**INFORMATION PROVIDED**
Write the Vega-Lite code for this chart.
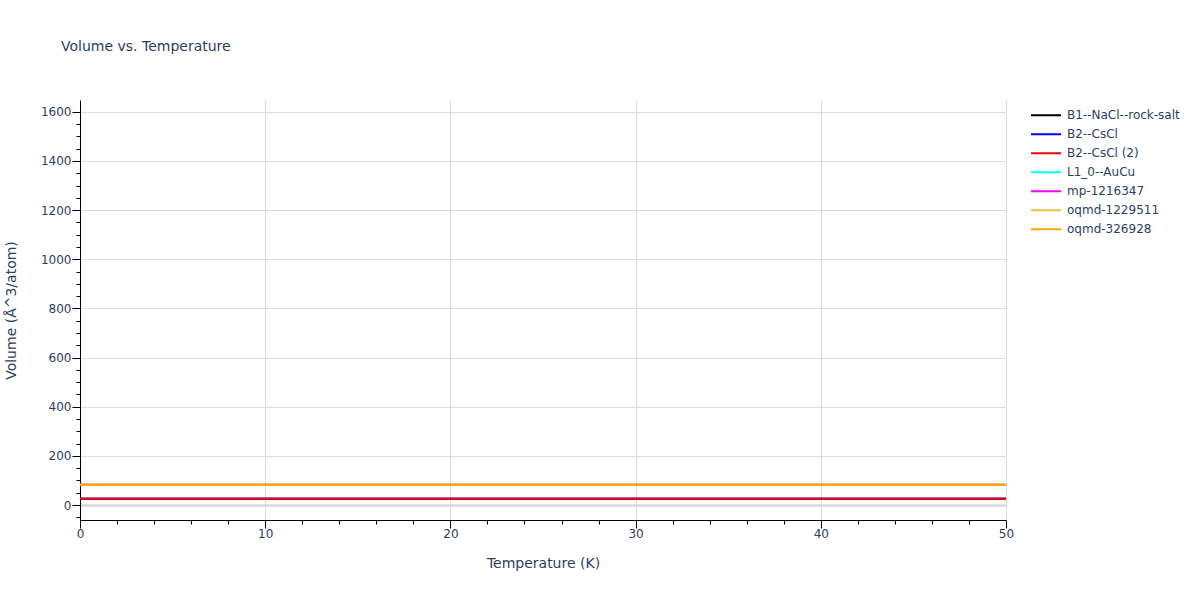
{
  "$schema": "https://vega.github.io/schema/vega-lite/v6.json",
  "width": 926,
  "height": 420,
  "autosize": {"type": "none"},
  "padding": {"left": 80, "top": 100, "right": 194, "bottom": 80},
  "background": "white",
  "title": {
    "text": "Volume vs. Temperature",
    "anchor": "start",
    "frame": "group",
    "dx": -19,
    "offset": 39,
    "baseline": "middle",
    "fontSize": 14,
    "font": "DejaVu Sans",
    "fontWeight": "normal",
    "color": "#2a3f5f"
  },
  "config": {
    "view": {"stroke": null},
    "font": "DejaVu Sans"
  },
  "data": {
    "values": [
      {"series": "B1--NaCl--rock-salt", "T": 0, "V": 25},
      {"series": "B1--NaCl--rock-salt", "T": 10, "V": 25},
      {"series": "B1--NaCl--rock-salt", "T": 20, "V": 25},
      {"series": "B1--NaCl--rock-salt", "T": 30, "V": 25},
      {"series": "B1--NaCl--rock-salt", "T": 40, "V": 25},
      {"series": "B1--NaCl--rock-salt", "T": 50, "V": 25},
      {"series": "B2--CsCl", "T": 0, "V": 25},
      {"series": "B2--CsCl", "T": 10, "V": 25},
      {"series": "B2--CsCl", "T": 20, "V": 25},
      {"series": "B2--CsCl", "T": 30, "V": 25},
      {"series": "B2--CsCl", "T": 40, "V": 25},
      {"series": "B2--CsCl", "T": 50, "V": 25},
      {"series": "B2--CsCl (2)", "T": 0, "V": 25},
      {"series": "B2--CsCl (2)", "T": 10, "V": 25},
      {"series": "B2--CsCl (2)", "T": 20, "V": 25},
      {"series": "B2--CsCl (2)", "T": 30, "V": 25},
      {"series": "B2--CsCl (2)", "T": 40, "V": 25},
      {"series": "B2--CsCl (2)", "T": 50, "V": 25},
      {"series": "L1_0--AuCu", "T": 0, "V": 82},
      {"series": "L1_0--AuCu", "T": 10, "V": 82},
      {"series": "L1_0--AuCu", "T": 20, "V": 82},
      {"series": "L1_0--AuCu", "T": 30, "V": 82},
      {"series": "L1_0--AuCu", "T": 40, "V": 82},
      {"series": "L1_0--AuCu", "T": 50, "V": 82},
      {"series": "mp-1216347", "T": 0, "V": 82},
      {"series": "mp-1216347", "T": 10, "V": 82},
      {"series": "mp-1216347", "T": 20, "V": 82},
      {"series": "mp-1216347", "T": 30, "V": 82},
      {"series": "mp-1216347", "T": 40, "V": 82},
      {"series": "mp-1216347", "T": 50, "V": 82},
      {"series": "oqmd-1229511", "T": 0, "V": 82},
      {"series": "oqmd-1229511", "T": 10, "V": 82},
      {"series": "oqmd-1229511", "T": 20, "V": 82},
      {"series": "oqmd-1229511", "T": 30, "V": 82},
      {"series": "oqmd-1229511", "T": 40, "V": 82},
      {"series": "oqmd-1229511", "T": 50, "V": 82},
      {"series": "oqmd-326928", "T": 0, "V": 82},
      {"series": "oqmd-326928", "T": 10, "V": 82},
      {"series": "oqmd-326928", "T": 20, "V": 82},
      {"series": "oqmd-326928", "T": 30, "V": 82},
      {"series": "oqmd-326928", "T": 40, "V": 82},
      {"series": "oqmd-326928", "T": 50, "V": 82}
    ]
  },
  "resolve": {"axis": {"x": "independent", "y": "independent"}},
  "layer": [
    {
      "mark": {"type": "line", "strokeOpacity": 0},
      "encoding": {
        "x": {
          "field": "T", "type": "quantitative",
          "scale": {"domain": [0, 50], "nice": false, "zero": false},
          "axis": {
            "orient": "bottom",
            "values": [2, 4, 6, 8, 12, 14, 16, 18, 22, 24, 26, 28, 32, 34, 36, 38, 42, 44, 46, 48],
            "labels": false, "grid": false, "domain": false, "title": null,
            "ticks": true, "tickSize": 4, "tickColor": "#000000", "tickWidth": 1
          }
        },
        "y": {
          "field": "V", "type": "quantitative",
          "scale": {"domain": [-61, 1648], "nice": false, "zero": false},
          "axis": {
            "orient": "left",
            "values": [-50, 50, 100, 150, 250, 300, 350, 450, 500, 550, 650, 700, 750, 850, 900, 950, 1050, 1100, 1150, 1250, 1300, 1350, 1450, 1500, 1550, 1650],
            "labels": false, "grid": false, "domain": false, "title": null,
            "ticks": true, "tickSize": 4, "tickColor": "#000000", "tickWidth": 1
          }
        }
      }
    },
    {
      "mark": {"type": "line", "strokeWidth": 2, "clip": true},
      "encoding": {
        "x": {
          "field": "T", "type": "quantitative",
          "scale": {"domain": [0, 50], "nice": false, "zero": false},
          "axis": {
            "orient": "bottom",
            "values": [0, 10, 20, 30, 40, 50],
            "format": "d",
            "labelFlush": false,
            "title": "Temperature (K)",
            "titleFont": "DejaVu Sans", "titleFontSize": 14, "titleFontWeight": "normal",
            "titleColor": "#2a3f5f", "titlePadding": 17,
            "labelFont": "DejaVu Sans", "labelFontSize": 12, "labelColor": "#2a3f5f",
            "labelPadding": 0,
            "domainColor": "#000000", "domainWidth": 1,
            "tickColor": "#000000", "tickSize": 8, "tickWidth": 1,
            "grid": true, "gridColor": "#dcdcdc", "gridWidth": 1
          }
        },
        "y": {
          "field": "V", "type": "quantitative",
          "scale": {"domain": [-61, 1648], "nice": false, "zero": false},
          "axis": {
            "orient": "left",
            "values": [0, 200, 400, 600, 800, 1000, 1200, 1400, 1600],
            "format": "d",
            "labelFlush": false,
            "title": "Volume (Å^3/atom)",
            "titleFont": "DejaVu Sans", "titleFontSize": 14, "titleFontWeight": "normal",
            "titleColor": "#2a3f5f", "titlePadding": 22,
            "labelFont": "DejaVu Sans", "labelFontSize": 12, "labelColor": "#2a3f5f",
            "labelPadding": 1,
            "domainColor": "#000000", "domainWidth": 1,
            "tickColor": "#000000", "tickSize": 8, "tickWidth": 1,
            "grid": true, "gridColor": {"condition": {"test": "datum.value === 0", "value": "#d0d0d0"}, "value": "#dcdcdc"},
            "gridWidth": {"condition": {"test": "datum.value === 0", "value": 2}, "value": 1}
          }
        },
        "color": {
          "field": "series", "type": "nominal",
          "scale": {
            "domain": ["B1--NaCl--rock-salt", "B2--CsCl", "B2--CsCl (2)", "L1_0--AuCu", "mp-1216347", "oqmd-1229511", "oqmd-326928"],
            "range": ["#000000", "#0000ff", "#ff0000", "#00ffff", "#ff00ff", "#efc53f", "#ffa500"]
          },
          "legend": {
            "title": null,
            "orient": "none",
            "legendX": 950,
            "legendY": 6,
            "symbolType": "stroke",
            "symbolSize": 900,
            "symbolStrokeWidth": 2,
            "rowPadding": 0,
            "clipHeight": 18.5,
            "labelFont": "DejaVu Sans",
            "labelFontSize": 12,
            "labelColor": "#2a3f5f",
            "labelOffset": 5
          }
        }
      }
    }
  ]
}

**WHAT TO PRODUCE**
Give every line above again exactly, with no pictures.

**RESPONSE TO THE TASK**
Write the Vega-Lite code for this chart.
{
  "$schema": "https://vega.github.io/schema/vega-lite/v6.json",
  "width": 926,
  "height": 420,
  "autosize": {"type": "none"},
  "padding": {"left": 80, "top": 100, "right": 194, "bottom": 80},
  "background": "white",
  "title": {
    "text": "Volume vs. Temperature",
    "anchor": "start",
    "frame": "group",
    "dx": -19,
    "offset": 39,
    "baseline": "middle",
    "fontSize": 14,
    "font": "DejaVu Sans",
    "fontWeight": "normal",
    "color": "#2a3f5f"
  },
  "config": {
    "view": {"stroke": null},
    "font": "DejaVu Sans"
  },
  "data": {
    "values": [
      {"series": "B1--NaCl--rock-salt", "T": 0, "V": 25},
      {"series": "B1--NaCl--rock-salt", "T": 10, "V": 25},
      {"series": "B1--NaCl--rock-salt", "T": 20, "V": 25},
      {"series": "B1--NaCl--rock-salt", "T": 30, "V": 25},
      {"series": "B1--NaCl--rock-salt", "T": 40, "V": 25},
      {"series": "B1--NaCl--rock-salt", "T": 50, "V": 25},
      {"series": "B2--CsCl", "T": 0, "V": 25},
      {"series": "B2--CsCl", "T": 10, "V": 25},
      {"series": "B2--CsCl", "T": 20, "V": 25},
      {"series": "B2--CsCl", "T": 30, "V": 25},
      {"series": "B2--CsCl", "T": 40, "V": 25},
      {"series": "B2--CsCl", "T": 50, "V": 25},
      {"series": "B2--CsCl (2)", "T": 0, "V": 25},
      {"series": "B2--CsCl (2)", "T": 10, "V": 25},
      {"series": "B2--CsCl (2)", "T": 20, "V": 25},
      {"series": "B2--CsCl (2)", "T": 30, "V": 25},
      {"series": "B2--CsCl (2)", "T": 40, "V": 25},
      {"series": "B2--CsCl (2)", "T": 50, "V": 25},
      {"series": "L1_0--AuCu", "T": 0, "V": 82},
      {"series": "L1_0--AuCu", "T": 10, "V": 82},
      {"series": "L1_0--AuCu", "T": 20, "V": 82},
      {"series": "L1_0--AuCu", "T": 30, "V": 82},
      {"series": "L1_0--AuCu", "T": 40, "V": 82},
      {"series": "L1_0--AuCu", "T": 50, "V": 82},
      {"series": "mp-1216347", "T": 0, "V": 82},
      {"series": "mp-1216347", "T": 10, "V": 82},
      {"series": "mp-1216347", "T": 20, "V": 82},
      {"series": "mp-1216347", "T": 30, "V": 82},
      {"series": "mp-1216347", "T": 40, "V": 82},
      {"series": "mp-1216347", "T": 50, "V": 82},
      {"series": "oqmd-1229511", "T": 0, "V": 82},
      {"series": "oqmd-1229511", "T": 10, "V": 82},
      {"series": "oqmd-1229511", "T": 20, "V": 82},
      {"series": "oqmd-1229511", "T": 30, "V": 82},
      {"series": "oqmd-1229511", "T": 40, "V": 82},
      {"series": "oqmd-1229511", "T": 50, "V": 82},
      {"series": "oqmd-326928", "T": 0, "V": 82},
      {"series": "oqmd-326928", "T": 10, "V": 82},
      {"series": "oqmd-326928", "T": 20, "V": 82},
      {"series": "oqmd-326928", "T": 30, "V": 82},
      {"series": "oqmd-326928", "T": 40, "V": 82},
      {"series": "oqmd-326928", "T": 50, "V": 82}
    ]
  },
  "resolve": {"axis": {"x": "independent", "y": "independent"}},
  "layer": [
    {
      "mark": {"type": "line", "strokeOpacity": 0},
      "encoding": {
        "x": {
          "field": "T", "type": "quantitative",
          "scale": {"domain": [0, 50], "nice": false, "zero": false},
          "axis": {
            "orient": "bottom",
            "values": [2, 4, 6, 8, 12, 14, 16, 18, 22, 24, 26, 28, 32, 34, 36, 38, 42, 44, 46, 48],
            "labels": false, "grid": false, "domain": false, "title": null,
            "ticks": true, "tickSize": 4, "tickColor": "#000000", "tickWidth": 1
          }
        },
        "y": {
          "field": "V", "type": "quantitative",
          "scale": {"domain": [-61, 1648], "nice": false, "zero": false},
          "axis": {
            "orient": "left",
            "values": [-50, 50, 100, 150, 250, 300, 350, 450, 500, 550, 650, 700, 750, 850, 900, 950, 1050, 1100, 1150, 1250, 1300, 1350, 1450, 1500, 1550, 1650],
            "labels": false, "grid": false, "domain": false, "title": null,
            "ticks": true, "tickSize": 4, "tickColor": "#000000", "tickWidth": 1
          }
        }
      }
    },
    {
      "mark": {"type": "line", "strokeWidth": 2, "clip": true},
      "encoding": {
        "x": {
          "field": "T", "type": "quantitative",
          "scale": {"domain": [0, 50], "nice": false, "zero": false},
          "axis": {
            "orient": "bottom",
            "values": [0, 10, 20, 30, 40, 50],
            "format": "d",
            "labelFlush": false,
            "title": "Temperature (K)",
            "titleFont": "DejaVu Sans", "titleFontSize": 14, "titleFontWeight": "normal",
            "titleColor": "#2a3f5f", "titlePadding": 17,
            "labelFont": "DejaVu Sans", "labelFontSize": 12, "labelColor": "#2a3f5f",
            "labelPadding": 0,
            "domainColor": "#000000", "domainWidth": 1,
            "tickColor": "#000000", "tickSize": 8, "tickWidth": 1,
            "grid": true, "gridColor": "#dcdcdc", "gridWidth": 1
          }
        },
        "y": {
          "field": "V", "type": "quantitative",
          "scale": {"domain": [-61, 1648], "nice": false, "zero": false},
          "axis": {
            "orient": "left",
            "values": [0, 200, 400, 600, 800, 1000, 1200, 1400, 1600],
            "format": "d",
            "labelFlush": false,
            "title": "Volume (Å^3/atom)",
            "titleFont": "DejaVu Sans", "titleFontSize": 14, "titleFontWeight": "normal",
            "titleColor": "#2a3f5f", "titlePadding": 22,
            "labelFont": "DejaVu Sans", "labelFontSize": 12, "labelColor": "#2a3f5f",
            "labelPadding": 1,
            "domainColor": "#000000", "domainWidth": 1,
            "tickColor": "#000000", "tickSize": 8, "tickWidth": 1,
            "grid": true, "gridColor": {"condition": {"test": "datum.value === 0", "value": "#d0d0d0"}, "value": "#dcdcdc"},
            "gridWidth": {"condition": {"test": "datum.value === 0", "value": 2}, "value": 1}
          }
        },
        "color": {
          "field": "series", "type": "nominal",
          "scale": {
            "domain": ["B1--NaCl--rock-salt", "B2--CsCl", "B2--CsCl (2)", "L1_0--AuCu", "mp-1216347", "oqmd-1229511", "oqmd-326928"],
            "range": ["#000000", "#0000ff", "#ff0000", "#00ffff", "#ff00ff", "#efc53f", "#ffa500"]
          },
          "legend": {
            "title": null,
            "orient": "none",
            "legendX": 950,
            "legendY": 6,
            "symbolType": "stroke",
            "symbolSize": 900,
            "symbolStrokeWidth": 2,
            "rowPadding": 0,
            "clipHeight": 18.5,
            "labelFont": "DejaVu Sans",
            "labelFontSize": 12,
            "labelColor": "#2a3f5f",
            "labelOffset": 5
          }
        }
      }
    }
  ]
}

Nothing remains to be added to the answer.